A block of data
╭──
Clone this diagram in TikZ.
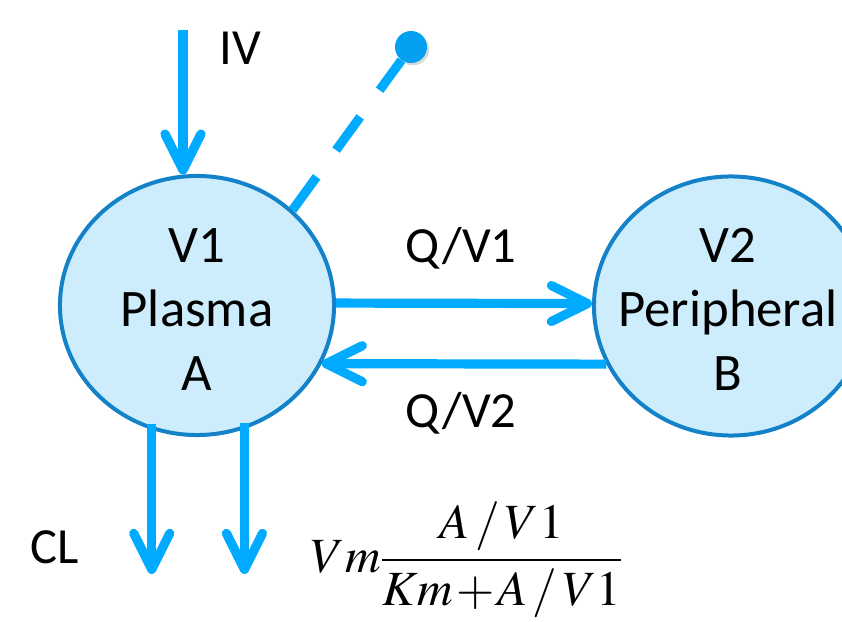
\documentclass[tikz,border=0pt]{standalone}
\usepackage{mathptmx}
\usepackage[no-math]{fontspec}
\newfontfamily\calib{Carlito}
\usepackage{tikz}
\usetikzlibrary{arrows.meta,shapes.geometric,shadows}

\definecolor{flowcol}{RGB}{0,170,255}
\definecolor{compfill}{RGB}{205,237,253}
\definecolor{compline}{RGB}{20,130,200}
\definecolor{dotcol}{RGB}{5,160,240}

\begin{document}
\begin{tikzpicture}[
    x=0.025cm,
    y=-0.025cm,
    >={Straight Barb[length=9mm, width=9mm, round]},
    comp/.style={ellipse, draw=compline, fill=compfill, line width=1mm, minimum width=6.85cm, minimum height=6.475cm, inner sep=0pt},
    comptext/.style={align=center, font=\calib\fontsize{37.5}{45.5}\selectfont, inner sep=0pt},
    lbl/.style={font=\calib\fontsize{36}{43}\selectfont, inner sep=0pt, anchor=base},
    flow/.style={->, draw=flowcol, line width=2.3mm},
    dose/.style={draw=flowcol, line width=2.3mm, dash pattern=on 10.25mm off 8.25mm},
    srcdot/.style={circle, fill=dotcol, minimum size=8mm, inner sep=0pt, drop shadow={shadow xshift=0.5mm, shadow yshift=-0.6mm, opacity=0.3}}
]
\clip (0,0) rectangle (842,622);

% compartments
\node[comp] (A) at (197,305.5) {};
\node[comp] (B) at (731,306) {};
\node[comptext] (Atext) at (197,309.5) {V1\\Plasma\\A};
\node[comptext] (Btext) at (728,309.5) {V2\\Peripheral\\B};

% free ends
\coordinate (iv) at (183,30);
\coordinate (cl) at (0,574);
\node[srcdot] (src) at (411,47) {};

\draw[flow] (iv) -- (iv |- A.96);
\draw[dose] (A.45) -- (src);
\draw[flow] (A.1) -- (B.179);
\draw[flow] (B.205) -- (A.-25);
\draw[flow] ([yshift=0.15cm]A.250.6) -- (A.250.6 |- cl);
\draw[flow] ([yshift=0.15cm]A.-69.3) -- (A.-69.3 |- cl);

% labels
\node[lbl] (ivlbl) at (240,65) {IV};
\node[lbl] (q1lbl) at (461,263) {Q/V1};
\node[lbl] (q2lbl) at (461,428) {Q/V2};
\node[lbl] (cllbl) at (55,563) {CL};
\node[inner sep=0pt, anchor=base west, font=\fontsize{35}{43}\selectfont] (mm) at (311,572)
    {$\displaystyle Vm\frac{A\mkern2mu/\mkern2mu V1}{Km\mkern1mu{+}\mkern1mu A\mkern2mu/\mkern2mu V1}$};
\end{tikzpicture}
\end{document}
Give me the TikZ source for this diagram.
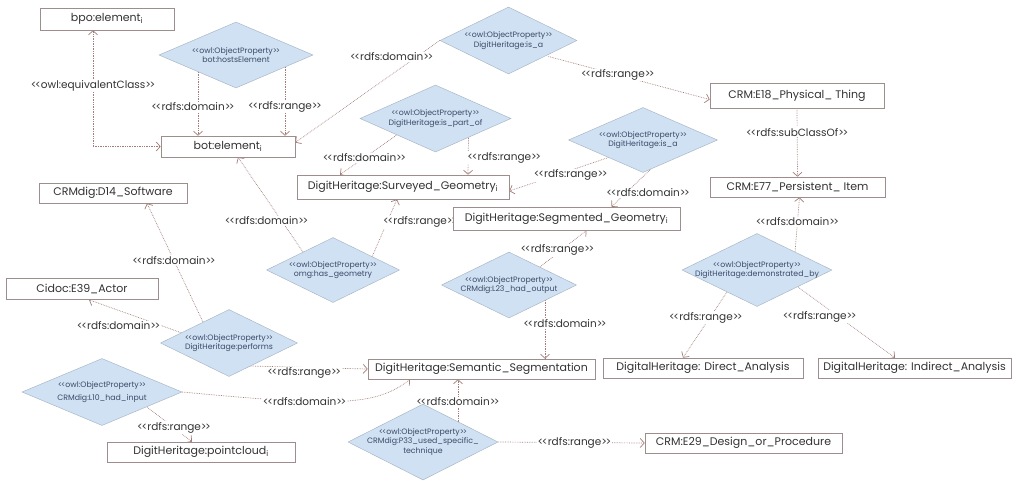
\documentclass[tikz,border=0pt]{standalone}
\usepackage{fontspec}
\setmainfont{Poppins}
\usetikzlibrary{shapes.geometric, arrows.meta, calc, backgrounds}

\definecolor{linkcol}{HTML}{A27C78}
\definecolor{boxcol}{HTML}{9C8E8C}
\definecolor{propfill}{HTML}{CFE1F2}
\definecolor{propline}{HTML}{AAB8C6}
\definecolor{proptext}{HTML}{3C4A68}

\newcommand{\stereo}[1]{<\kern-0.14em<#1>\kern-0.14em>}

\tikzset{
  cls/.style={draw=boxcol, fill=white, line width=0.6pt, minimum height=20pt, inner sep=1pt, font=\fontsize{11}{13}\selectfont, text=black!80},
  prop/.style={diamond, aspect=2.3, draw=propline, fill=propfill, line width=0.5pt, inner xsep=-30pt, inner ysep=0pt, align=center, font=\fontsize{7.8}{9.5}\selectfont, text=proptext},
  rel/.style={->, draw=linkcol, densely dotted, line width=0.7pt},
  lbl/.style={fill=white, inner sep=1pt, font=\fontsize{10.5}{12}\selectfont, text=black!80},
}

\begin{document}
\begin{tikzpicture}[x=1pt, y=-1pt, >={Straight Barb[length=4pt,width=9pt]}]
    \useasboundingbox (0,0) rectangle (1022,480);

    % Classes
    \node[cls, minimum width=134pt, minimum height=22pt] (bpo) at (107,19) {bpo:element\textsubscript{i}};
    \node[cls, minimum width=134pt, minimum height=21pt] (botel) at (228,146.5) {bot:element\textsubscript{i}};
    \node[cls, minimum width=174pt, minimum height=25pt] (physthing) at (797,95.5) {CRM:E18\_Physical\_ Thing};
    \node[cls, minimum width=175pt] (persitem) at (797.5,187) {CRM:E77\_Persistent\_ Item};
    \node[cls, minimum width=212pt, minimum height=24pt] (survgeo) at (403,187) {DigitHeritage:Surveyed\_Geometry\textsubscript{i}};
    \node[cls, minimum width=227pt, minimum height=23pt] (seggeo) at (566.5,218.5) {DigitHeritage:Segmented\_Geometry\textsubscript{i}};
    \node[cls, minimum width=148pt] (software) at (113,193) {CRMdig:D14\_Software};
    \node[cls, minimum width=152pt, minimum height=21pt] (actor) at (82,289) {Cidoc:E39\_Actor};
    \node[cls, minimum width=227pt] (semseg) at (481.5,369) {DigitHeritage:Semantic\_Segmentation};
    \node[cls, minimum width=200pt] (direct) at (703,368) {DigitalHeritage: Direct\_Analysis};
    \node[cls, minimum width=193pt] (indirect) at (914.5,368) {DigitalHeritage: Indirect\_Analysis};
    \node[cls, minimum width=197pt] (design) at (743.5,443) {CRM:E29\_Design\_or\_Procedure};
    \node[cls, minimum width=188pt] (pcloud) at (201,452) {DigitHeritage:pointcloud\textsubscript{i}};

    % Object properties
    \node[prop, minimum width=154pt, minimum height=66pt] (hosts) at (236,55) {\stereo{owl:ObjectProperty}\\bot:hostsElement};
    \node[prop, minimum width=137pt, minimum height=67pt] (isatop) at (508.5,40.5) {\stereo{owl:ObjectProperty}\\DigitHeritage:is\_a};
    \node[prop, minimum width=151pt, minimum height=67pt] (partof) at (435.5,118.5) {\stereo{owl:ObjectProperty}\\DigitHeritage:is\_part\_of};
    \node[prop, minimum width=149pt, minimum height=65pt] (isageo) at (643,140) {\stereo{owl:ObjectProperty}\\DigitHeritage:is\_a};
    \node[prop, minimum width=133pt, minimum height=65pt] (hasgeom) at (333,270) {\stereo{owl:ObjectProperty}\\omg:has\_geometry};
    \node[prop, minimum width=135pt, minimum height=66pt] (hadout) at (509,285) {\stereo{owl:ObjectProperty}\\CRMdig:L23\_had\_output};
    \node[prop, minimum width=150pt, minimum height=73pt] (demby) at (757,270) {\stereo{owl:ObjectProperty}\\DigitHeritage:demonstrated\_by};
    \node[prop, minimum width=137pt, minimum height=67pt] (performs) at (229,343) {\stereo{owl:ObjectProperty}\\DigitHeritage:performs};
    \node[prop, minimum width=160pt, minimum height=67pt] (hadin) at (102,392) {\stereo{owl:ObjectProperty}\\[3pt]CRMdig:L10\_had\_input};
    \node[prop, minimum width=150pt, minimum height=76pt] (usedtech) at (423,442) {\stereo{owl:ObjectProperty}\\CRMdig:P33\_used\_specific\_\\technique};

    % Relations
    \begin{scope}[on background layer]
    \draw[rel, <->] (botel.west) -| ($(bpo.south)+(-14,0)$) node[lbl, pos=0.76] {\stereo{owl:equivalentClass}};
    \draw[rel] ($(hosts)+(-38,0)$) -- ($(botel.north)+(-30,0)$) node[lbl, pos=0.64, xshift=-5pt] {\stereo{rdfs:domain}};
    \draw[rel] ($(hosts)+(49,0)$) -- ($(botel.north)+(57,0)$) node[lbl, pos=0.64] {\stereo{rdfs:range}};
    \draw[rel] (isatop.west) -- ($(botel.east)+(0,-4)$) node[lbl, pos=0.16, xshift=-25pt] {\stereo{rdfs:domain}};
    \draw[rel] ($(isatop)+(40,16)$) -- ($(physthing.west)+(0,4)$) node[lbl, pos=0.43] {\stereo{rdfs:range}};
    \draw[rel] (physthing.south) -- (persitem.north) node[lbl, pos=0.35] {\stereo{rdfs:subClassOf}};
    \draw[rel] ($(partof)+(-38,16)$) -- ($(survgeo.north)+(-63,0)$) node[lbl, pos=0.575] {\stereo{rdfs:domain}};
    \draw[rel] ($(partof)+(33,18)$) -- ($(survgeo.north)+(65,0)$) node[lbl, pos=0.55, xshift=36pt] {\stereo{rdfs:range}};
    \draw[rel] ($(hasgeom)+(-30,-18)$) -- ($(botel.south)+(10,0)$) node[lbl, pos=0.33, xshift=-15pt] {\stereo{rdfs:domain}};
    \draw[rel] ($(hasgeom)+(39,-13)$) -- ($(survgeo.south)+(-6,0)$) node[lbl, pos=0.6, xshift=33pt] {\stereo{rdfs:range}};
    \draw[rel] ($(isageo)+(-33,17)$) -- ($(survgeo.east)+(0,4)$) node[lbl, pos=0.39, yshift=-5pt] {\stereo{rdfs:range}};
    \draw[rel] ($(isageo)+(8,29)$) -- ($(seggeo.north)+(45,0)$) node[lbl, pos=0.63, xshift=22pt] {\stereo{rdfs:domain}};
    \draw[rel] ($(demby)+(38,-18)$) -- ($(persitem.south)+(2,0)$) node[lbl, pos=0.55] {\stereo{rdfs:domain}};
    \draw[rel] ($(demby)+(-30,22)$) -- ($(direct.north)+(-20,0)$) node[lbl, pos=0.39, xshift=-4pt] {\stereo{rdfs:range}};
    \draw[rel] ($(demby)+(41,17)$) -- ($(indirect.north)+(-19.5,0)$) node[lbl, pos=0.42, xshift=-19pt] {\stereo{rdfs:range}};
    \draw[rel] ($(hadout)+(31,-18)$) -- ($(seggeo.south)+(20,0)$) node[lbl, pos=0.46, xshift=-4pt] {\stereo{rdfs:range}};
    \draw[rel] ($(hadout)+(36,15)$) -- ($(semseg.north)+(63.5,0)$) node[lbl, pos=0.4, xshift=20pt] {\stereo{rdfs:domain}};
    \draw[rel] ($(performs)+(-26,-21)$) -- ($(software.south)+(34,0)$) node[lbl, pos=0.52] {\stereo{rdfs:domain}};
    \draw[rel] ($(performs)+(-47,-10)$) -- ($(actor.south)+(7,0)$) node[lbl, pos=0.22, anchor=east] {\stereo{rdfs:domain}};
    \draw[rel] ($(performs)+(21,23)$) -- (semseg.west) node[lbl, pos=0.46, yshift=-6pt] {\stereo{rdfs:range}};
    \draw[rel] (hadin.east) .. controls +(150,14) and +(-35,28) .. node[lbl, pos=0.35] {\stereo{rdfs:domain}} ($(semseg.south)+(-71.5,0)$);
    \draw[rel] ($(hadin)+(45,15)$) -- ($(pcloud.north)+(-9,0)$) node[lbl, pos=0.6] {\stereo{rdfs:range}};
    \draw[rel] ($(usedtech)+(35,-20)$) -- ($(semseg.south)+(-23.5,0)$) node[lbl, pos=0.47] {\stereo{rdfs:domain}};
    \draw[rel] (usedtech.east) -- (design.west) node[lbl, pos=0.52] {\stereo{rdfs:range}};
    \end{scope}
\end{tikzpicture}
\end{document}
╰──
Please quote the lines of the material, beginning with the first and ending with the one that contains "(A.-69.3 |- cl);", exactly as written and without any pictures.

Clone this diagram in TikZ.
\documentclass[tikz,border=0pt]{standalone}
\usepackage{mathptmx}
\usepackage[no-math]{fontspec}
\newfontfamily\calib{Carlito}
\usepackage{tikz}
\usetikzlibrary{arrows.meta,shapes.geometric,shadows}

\definecolor{flowcol}{RGB}{0,170,255}
\definecolor{compfill}{RGB}{205,237,253}
\definecolor{compline}{RGB}{20,130,200}
\definecolor{dotcol}{RGB}{5,160,240}

\begin{document}
\begin{tikzpicture}[
    x=0.025cm,
    y=-0.025cm,
    >={Straight Barb[length=9mm, width=9mm, round]},
    comp/.style={ellipse, draw=compline, fill=compfill, line width=1mm, minimum width=6.85cm, minimum height=6.475cm, inner sep=0pt},
    comptext/.style={align=center, font=\calib\fontsize{37.5}{45.5}\selectfont, inner sep=0pt},
    lbl/.style={font=\calib\fontsize{36}{43}\selectfont, inner sep=0pt, anchor=base},
    flow/.style={->, draw=flowcol, line width=2.3mm},
    dose/.style={draw=flowcol, line width=2.3mm, dash pattern=on 10.25mm off 8.25mm},
    srcdot/.style={circle, fill=dotcol, minimum size=8mm, inner sep=0pt, drop shadow={shadow xshift=0.5mm, shadow yshift=-0.6mm, opacity=0.3}}
]
\clip (0,0) rectangle (842,622);

% compartments
\node[comp] (A) at (197,305.5) {};
\node[comp] (B) at (731,306) {};
\node[comptext] (Atext) at (197,309.5) {V1\\Plasma\\A};
\node[comptext] (Btext) at (728,309.5) {V2\\Peripheral\\B};

% free ends
\coordinate (iv) at (183,30);
\coordinate (cl) at (0,574);
\node[srcdot] (src) at (411,47) {};

\draw[flow] (iv) -- (iv |- A.96);
\draw[dose] (A.45) -- (src);
\draw[flow] (A.1) -- (B.179);
\draw[flow] (B.205) -- (A.-25);
\draw[flow] ([yshift=0.15cm]A.250.6) -- (A.250.6 |- cl);
\draw[flow] ([yshift=0.15cm]A.-69.3) -- (A.-69.3 |- cl);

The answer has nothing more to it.